Prepare for Monday on Friday
It’s easy to be overwhelmed by the thought of Monday morning when you know just how much needs to be done, but you don’t have a plan of action to do it. You will feel much calmer on Sunday if you feel in control of how your Monday morning is going to pan out.
Rather than trying to balance setting up your to-do list with a full inbox Monday morning, dedicate 30 minutes of your time for planning on Friday. It can be as simple as writing a to-do list, but what I’ve found to be most effective is to also prepare and arrange everything so that I can literally jump right in.

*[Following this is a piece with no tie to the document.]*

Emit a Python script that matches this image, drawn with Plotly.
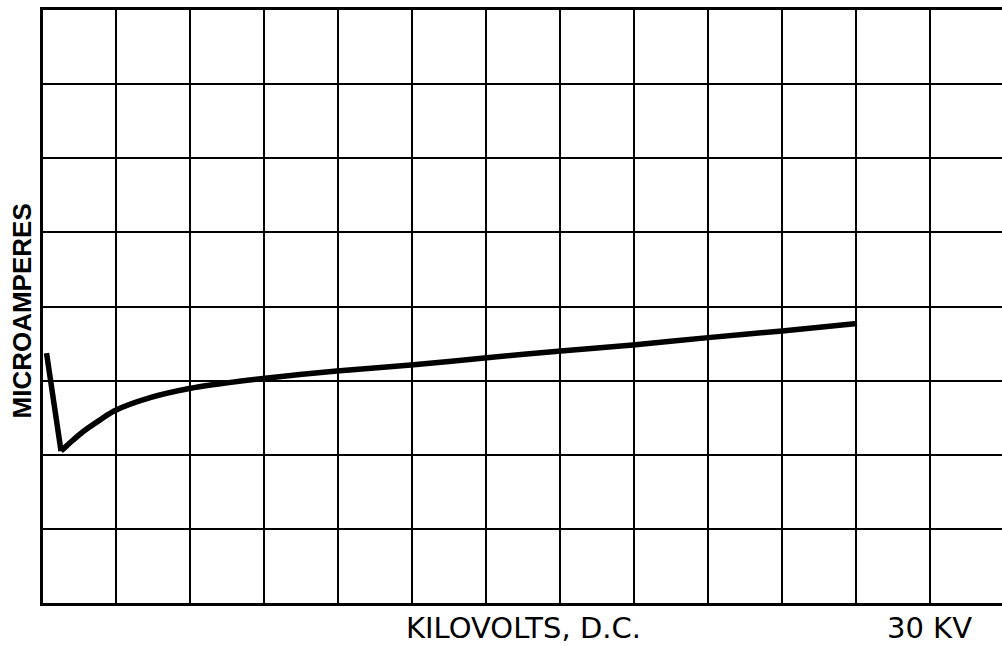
import plotly.graph_objects as go

# Current vs. applied D.C. voltage: initial drop, then the rising branch
drop_kv = [0.17, 0.66]
drop_ua = [3.37, 2.05]
rise_kv = [0.66, 0.96, 1.40, 1.98, 2.45, 3.67, 4.95, 6.27, 7.48,
           9.98, 12.48, 15.05, 17.55, 19.98, 22.52, 25.02, 27.55]
rise_ua = [2.05, 2.16, 2.31, 2.47, 2.59, 2.77, 2.89, 2.97, 3.03,
           3.13, 3.21, 3.31, 3.40, 3.48, 3.58, 3.67, 3.77]

x_title = "KILOVOLTS, D.C."
x_end_label = "30 KV"
x_end_value = 30
y_title = "MICROAMPERES"

W, H = 1002, 646
ML, MR, MT, MB = 43, 0, 10, 43
px_per_kv = 29.6
x0 = 1.5 / px_per_kv
x1 = x0 + (W - ML - MR) / px_per_kv

curve_line = dict(color="black", width=5.5)

fig = go.Figure()
fig.add_trace(go.Scatter(
    x=drop_kv, y=drop_ua, mode="lines", line=curve_line,
    hoverinfo="skip", showlegend=False,
))
fig.add_trace(go.Scatter(
    x=rise_kv, y=rise_ua, mode="lines",
    line=dict(curve_line, shape="spline", smoothing=0.8),
    hoverinfo="skip", showlegend=False,
))

label_font = dict(family="DejaVu Sans", size=29, color="black")

fig.update_layout(
    width=W, height=H,
    margin=dict(l=ML, r=MR, t=MT, b=MB, pad=0),
    paper_bgcolor="white", plot_bgcolor="white",
    xaxis=dict(
        range=[x0, x1], tick0=0, dtick=2.5,
        showgrid=True, gridcolor="black", gridwidth=1.8,
        showline=True, linecolor="black", linewidth=3, mirror=True,
        showticklabels=False, ticks="", zeroline=False,
    ),
    yaxis=dict(
        range=[0, 8], tick0=0, dtick=1,
        showgrid=True, gridcolor="black", gridwidth=1.8,
        showline=True, linecolor="black", linewidth=3, mirror=False,
        showticklabels=False, ticks="", zeroline=False,
    ),
    annotations=[
        dict(text=y_title, xref="paper", yref="paper", x=0, y=0.5,
             xanchor="center", yanchor="middle", xshift=-22, yshift=-5,
             textangle=-90, showarrow=False,
             font=dict(family="Liberation Sans", size=26, color="black",
                       weight="bold")),
        dict(text=x_title, xref="x", yref="paper", x=16.3, y=0,
             xanchor="center", yanchor="middle", yshift=-25,
             showarrow=False, font=label_font),
        dict(text=x_end_label, xref="x", yref="paper", x=x_end_value, y=0,
             xanchor="center", yanchor="middle", yshift=-25,
             showarrow=False, font=label_font),
    ],
)

fig.write_html("out.html")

Its also worth not giving in to the temptation to schedule or accept any Monday morning meetings, have them late afternoon instead (better yet, have them Friday). This may sound counterintuitive in the world of coordinating team deliverables, but in reality, you will have a higher reserve of mental energy to draw on for those more challenging tasks during the day.
What’s really going on
Work is never just ‘work’, it’s a combination of people, their agendas and a constant challenge to not just meet but outdo the bottom line. It’s near impossible for this recipe to be drama free for any length of time and therefore it’s normal for all of us to feel some level of work-related anxiety on occasion. But what if the above steps aren’t enough? The truth is that this is a dilemma faced by many, and if you’re one of them it may be time to ask yourself some hard questions.

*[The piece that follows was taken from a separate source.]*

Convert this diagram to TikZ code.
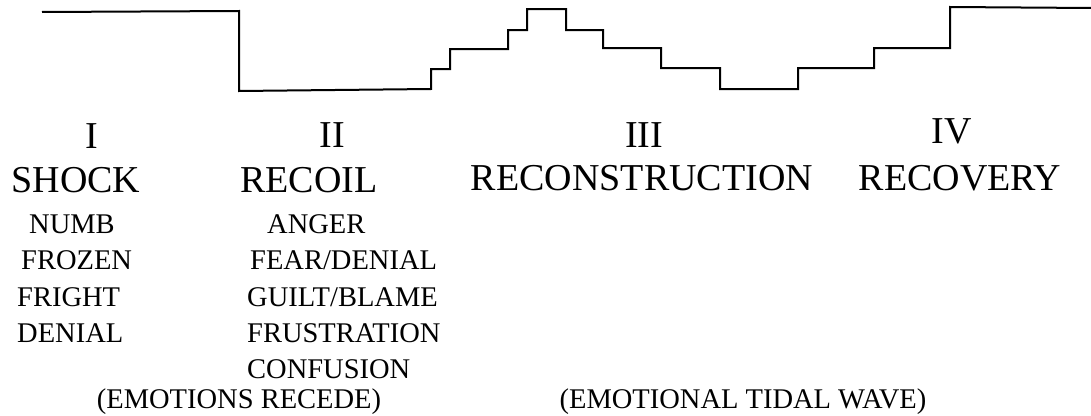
\documentclass[tikz,border=0pt]{standalone}
\usepackage{fontspec}
\setmainfont{Liberation Serif}
\usetikzlibrary{positioning}

\begin{document}
\begin{tikzpicture}[
    x=1pt, y=-1pt,
    head/.style={inner sep=0pt, anchor=base, font=\fontsize{38}{40}\selectfont},
    item/.style={inner sep=0pt, anchor=base west, font=\fontsize{28.5}{30}\selectfont},
    note/.style={inner sep=0pt, anchor=base, font=\fontsize{28.5}{30}\selectfont},
    wave/.style={line width=2pt, line join=miter}
]

    % --- 0. Frame ---
    \useasboundingbox (0,0) rectangle (1091,415);

    % --- 1. Emotional level line ---
    \draw[wave] (42,12) -- (239,11) -- (239,91) -- (431,89)
        -- (431,69) -- (450,69) -- (450,49) -- (508,49) -- (508,30)
        -- (527,30) -- (527,9) -- (566,9) -- (566,30) -- (603,30)
        -- (603,48) -- (661,48) -- (661,68) -- (720,68) -- (720,89)
        -- (798,89) -- (798,68) -- (874,68) -- (874,48) -- (950,48)
        -- (950,7) -- (1092,8);

    % --- 2. Stage headings ---
    \node[head] (num1) at (92,148) {I};
    \node[head] (num2) at (332,147) {II};
    \node[head] (num3) at (644,147) {III};
    \node[head] (num4) at (952,143) {IV};

    \node[head] (shock) at (76,192) {SHOCK};
    \node[head] (recoil) at (309,192) {RECOIL};
    \node[head] (recon) at (642,190) {RECONSTRUCTION};
    \node[head] (recov) at (960,190) {RECOVERY};

    % --- 3. Feelings per stage ---
    \node[item] (numb) at (29,233) {NUMB};
    \node[item] (frozen) at (21,269.5) {FROZEN};
    \node[item] (fright) at (17,306) {FRIGHT};
    \node[item] (denial) at (17,342) {DENIAL};

    \node[item] (anger) at (267,233) {ANGER};
    \node[item] (fear) at (250,269.5) {FEAR/DENIAL};
    \node[item] (guilt) at (247,306) {GUILT/BLAME};
    \node[item] (frust) at (247,342) {FRUSTRATION};
    \node[item] (confus) at (247,378.5) {CONFUSION};

    % --- 4. Footnotes ---
    \node[note] (recede) at (239,408) {(EMOTIONS RECEDE)};
    \node[note] (tidal) at (743,408) {(EMOTIONAL TIDAL WAVE)};

\end{tikzpicture}
\end{document}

Perhaps the Sunday scaries are giving you a sign that something is lurking deeper. Is it telling you that you don’t love what you’re doing anymore? That you’re not challenged in your current position? That you are longing to pursue a different passion? That you’re not matched to a job that forces you to go against your own values?
These questions can be difficult because ultimately we all fear a life lacking financial stability. But the thing is there isn’t enough money in the world to make up for emotional and physical instability. When we’re free from this anxiety we’re more energized and motivated to do an excellent job and excellence will always be in high demand.
Now I’m not suggesting you resign tomorrow, you may just need a change within your current workplace. But by answering these questions honestly, you will at least know what needs to be done. Once you know that you can plan your change accordingly.